> **TASK BRIEF**
Transcribe all of the data exactly. Omit the pictures.

--- start INFORMATION PROVIDED ---

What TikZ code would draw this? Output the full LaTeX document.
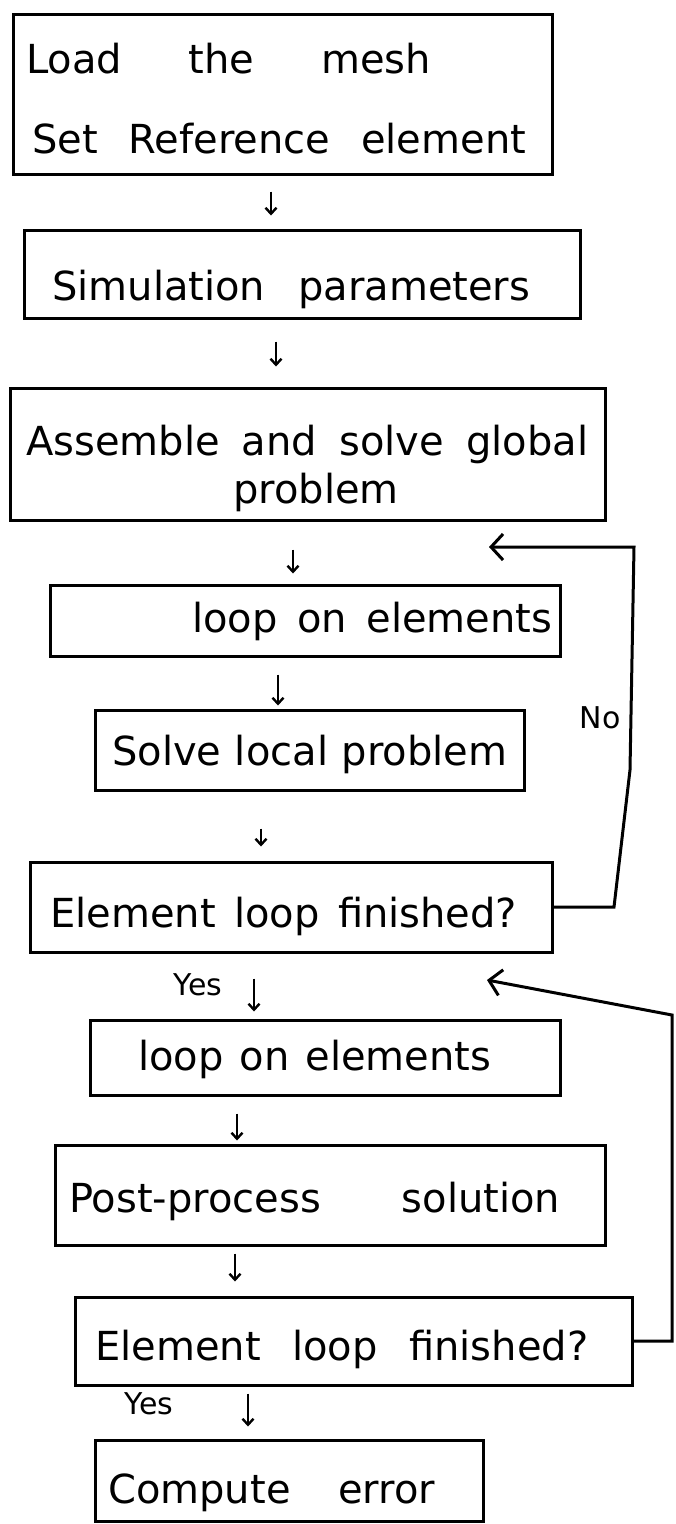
\documentclass[tikz,border=0pt]{standalone}
\usepackage{fontspec}
\setmainfont{DejaVu Sans}
\usetikzlibrary{arrows.meta}
\newcommand\hwfont{\fontsize{40}{48}\selectfont}
\newcommand\ansfont{\fontsize{30}{36}\selectfont}
\newcommand\spreadtext[2]{\makebox[#1][s]{#2}}
\begin{document}
\begin{tikzpicture}[x=1pt,y=-1pt,
  box/.style={draw, line width=3pt, inner sep=0pt, rectangle},
  lbl/.style={font=\hwfont, anchor=base west, inner sep=0pt},
  ans/.style={font=\ansfont, inner sep=0pt},
  arr/.style={line width=2.4pt, -{Straight Barb[length=6pt,width=11pt]}},
  back/.style={line width=3pt, -{Straight Barb[length=12pt,width=26pt]}}]
\useasboundingbox (0,0) rectangle (675,1524);
\fill[white] (0,0) rectangle (675,1524);

% boxes
\node[box, minimum width=539pt, minimum height=160pt] (b1) at (282.5,94) {};
\node[box, minimum width=556pt, minimum height=88pt]  (b2) at (302,274) {};
\node[box, minimum width=595pt, minimum height=132pt] (b3) at (307.5,454) {};
\node[box, minimum width=510pt, minimum height=71pt]  (b4) at (305,620.5) {};
\node[box, minimum width=429pt, minimum height=80pt]  (b5) at (309.5,750) {};
\node[box, minimum width=522pt, minimum height=90pt]  (b6) at (291,907) {};
\node[box, minimum width=470pt, minimum height=75pt]  (b7) at (325,1057.5) {};
\node[box, minimum width=550pt, minimum height=100pt] (b8) at (330,1195) {};
\node[box, minimum width=557pt, minimum height=88pt]  (b9) at (353.5,1341) {};
\node[box, minimum width=388pt, minimum height=81pt]  (b10) at (289,1480.5) {};

% texts
\node[lbl] (t1a) at (26,73) {\spreadtext{405pt}{Load the mesh}};
\node[lbl] (t1b) at (32,153) {\spreadtext{494pt}{Set Reference element}};
\node[lbl] (t2) at (52,300) {\spreadtext{478pt}{Simulation parameters}};
\node[lbl] (t3a) at (26,455) {\spreadtext{562pt}{Assemble and solve global}};
\node[lbl, anchor=base] (t3b) at (316,503) {problem};
\node[lbl] (t4) at (192,632) {\spreadtext{360pt}{loop on elements}};
\node[lbl] (t5) at (112,765) {\spreadtext{395pt}{Solve local problem}};
\node[lbl] (t6) at (50,927) {\spreadtext{467pt}{Element loop finished?}};
\node[lbl] (t7) at (138,1070) {\spreadtext{353pt}{loop on elements}};
\node[lbl] (t8) at (69,1212) {\spreadtext{491pt}{Post-process solution}};
\node[lbl] (t9) at (95,1360) {\spreadtext{493pt}{Element loop finished?}};
\node[lbl] (t10) at (108,1503) {\spreadtext{327pt}{Compute error}};

% answer labels
\node[ans] (no) at (600,718) {No};
\node[ans] (yes1) at (198,985) {Yes};
\node[ans] (yes2) at (149,1404) {Yes};

% arrow x positions
\coordinate (x1) at (271,0);
\coordinate (x2) at (276,0);
\coordinate (x3) at (293,0);
\coordinate (x4) at (278,0);
\coordinate (x5) at (261,0);
\coordinate (x6) at (254,0);
\coordinate (x7) at (237,0);
\coordinate (x8) at (235,0);
\coordinate (x9) at (248,0);

\draw[arr, shorten <=16pt, shorten >=13pt] (b1.south -| x1) -- (b2.north -| x1);
\draw[arr, shorten <=22pt, shorten >=20pt] (b2.south -| x2) -- (b3.north -| x2);
\draw[arr, shorten <=28pt, shorten >=10pt] (b3.south -| x3) -- (b4.north -| x3);
\draw[arr, shorten <=17pt, shorten >=3pt]  (b4.south -| x4) -- (b5.north -| x4);
\draw[arr, shorten <=37pt, shorten >=14pt] (b5.south -| x5) -- (b6.north -| x5);
\draw[arr, shorten <=25pt, shorten >=7pt]  (b6.south -| x6) -- (b7.north -| x6);
\draw[arr, shorten <=17pt, shorten >=3pt]  (b7.south -| x7) -- (b8.north -| x7);
\draw[arr, shorten <=7pt, shorten >=14pt]  (b8.south -| x8) -- (b9.north -| x8);
\draw[arr, shorten <=7pt, shorten >=12pt]  (b9.south -| x9) -- (b10.north -| x9);

% loop-back connectors
\coordinate (n1) at (614,907);
\coordinate (n2) at (630,770);
\coordinate (n3) at (634,547);
\coordinate (nend) at (489,547);
\draw[back] (b6.east) -- (n1) -- (n2) -- (n3) -- (nend);

\coordinate (m1) at (672,1341);
\coordinate (m2) at (672,1015);
\coordinate (mend) at (487,980);
\draw[back] (b9.east) -- (m1) -- (m2) -- (mend);
\end{tikzpicture}
\end{document}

--- end INFORMATION PROVIDED ---

> **OUTPUT OF THE EXERCISE**
What TikZ code would draw this? Output the full LaTeX document.
\documentclass[tikz,border=0pt]{standalone}
\usepackage{fontspec}
\setmainfont{DejaVu Sans}
\usetikzlibrary{arrows.meta}
\newcommand\hwfont{\fontsize{40}{48}\selectfont}
\newcommand\ansfont{\fontsize{30}{36}\selectfont}
\newcommand\spreadtext[2]{\makebox[#1][s]{#2}}
\begin{document}
\begin{tikzpicture}[x=1pt,y=-1pt,
  box/.style={draw, line width=3pt, inner sep=0pt, rectangle},
  lbl/.style={font=\hwfont, anchor=base west, inner sep=0pt},
  ans/.style={font=\ansfont, inner sep=0pt},
  arr/.style={line width=2.4pt, -{Straight Barb[length=6pt,width=11pt]}},
  back/.style={line width=3pt, -{Straight Barb[length=12pt,width=26pt]}}]
\useasboundingbox (0,0) rectangle (675,1524);
\fill[white] (0,0) rectangle (675,1524);

% boxes
\node[box, minimum width=539pt, minimum height=160pt] (b1) at (282.5,94) {};
\node[box, minimum width=556pt, minimum height=88pt]  (b2) at (302,274) {};
\node[box, minimum width=595pt, minimum height=132pt] (b3) at (307.5,454) {};
\node[box, minimum width=510pt, minimum height=71pt]  (b4) at (305,620.5) {};
\node[box, minimum width=429pt, minimum height=80pt]  (b5) at (309.5,750) {};
\node[box, minimum width=522pt, minimum height=90pt]  (b6) at (291,907) {};
\node[box, minimum width=470pt, minimum height=75pt]  (b7) at (325,1057.5) {};
\node[box, minimum width=550pt, minimum height=100pt] (b8) at (330,1195) {};
\node[box, minimum width=557pt, minimum height=88pt]  (b9) at (353.5,1341) {};
\node[box, minimum width=388pt, minimum height=81pt]  (b10) at (289,1480.5) {};

% texts
\node[lbl] (t1a) at (26,73) {\spreadtext{405pt}{Load the mesh}};
\node[lbl] (t1b) at (32,153) {\spreadtext{494pt}{Set Reference element}};
\node[lbl] (t2) at (52,300) {\spreadtext{478pt}{Simulation parameters}};
\node[lbl] (t3a) at (26,455) {\spreadtext{562pt}{Assemble and solve global}};
\node[lbl, anchor=base] (t3b) at (316,503) {problem};
\node[lbl] (t4) at (192,632) {\spreadtext{360pt}{loop on elements}};
\node[lbl] (t5) at (112,765) {\spreadtext{395pt}{Solve local problem}};
\node[lbl] (t6) at (50,927) {\spreadtext{467pt}{Element loop finished?}};
\node[lbl] (t7) at (138,1070) {\spreadtext{353pt}{loop on elements}};
\node[lbl] (t8) at (69,1212) {\spreadtext{491pt}{Post-process solution}};
\node[lbl] (t9) at (95,1360) {\spreadtext{493pt}{Element loop finished?}};
\node[lbl] (t10) at (108,1503) {\spreadtext{327pt}{Compute error}};

% answer labels
\node[ans] (no) at (600,718) {No};
\node[ans] (yes1) at (198,985) {Yes};
\node[ans] (yes2) at (149,1404) {Yes};

% arrow x positions
\coordinate (x1) at (271,0);
\coordinate (x2) at (276,0);
\coordinate (x3) at (293,0);
\coordinate (x4) at (278,0);
\coordinate (x5) at (261,0);
\coordinate (x6) at (254,0);
\coordinate (x7) at (237,0);
\coordinate (x8) at (235,0);
\coordinate (x9) at (248,0);

\draw[arr, shorten <=16pt, shorten >=13pt] (b1.south -| x1) -- (b2.north -| x1);
\draw[arr, shorten <=22pt, shorten >=20pt] (b2.south -| x2) -- (b3.north -| x2);
\draw[arr, shorten <=28pt, shorten >=10pt] (b3.south -| x3) -- (b4.north -| x3);
\draw[arr, shorten <=17pt, shorten >=3pt]  (b4.south -| x4) -- (b5.north -| x4);
\draw[arr, shorten <=37pt, shorten >=14pt] (b5.south -| x5) -- (b6.north -| x5);
\draw[arr, shorten <=25pt, shorten >=7pt]  (b6.south -| x6) -- (b7.north -| x6);
\draw[arr, shorten <=17pt, shorten >=3pt]  (b7.south -| x7) -- (b8.north -| x7);
\draw[arr, shorten <=7pt, shorten >=14pt]  (b8.south -| x8) -- (b9.north -| x8);
\draw[arr, shorten <=7pt, shorten >=12pt]  (b9.south -| x9) -- (b10.north -| x9);

% loop-back connectors
\coordinate (n1) at (614,907);
\coordinate (n2) at (630,770);
\coordinate (n3) at (634,547);
\coordinate (nend) at (489,547);
\draw[back] (b6.east) -- (n1) -- (n2) -- (n3) -- (nend);

\coordinate (m1) at (672,1341);
\coordinate (m2) at (672,1015);
\coordinate (mend) at (487,980);
\draw[back] (b9.east) -- (m1) -- (m2) -- (mend);
\end{tikzpicture}
\end{document}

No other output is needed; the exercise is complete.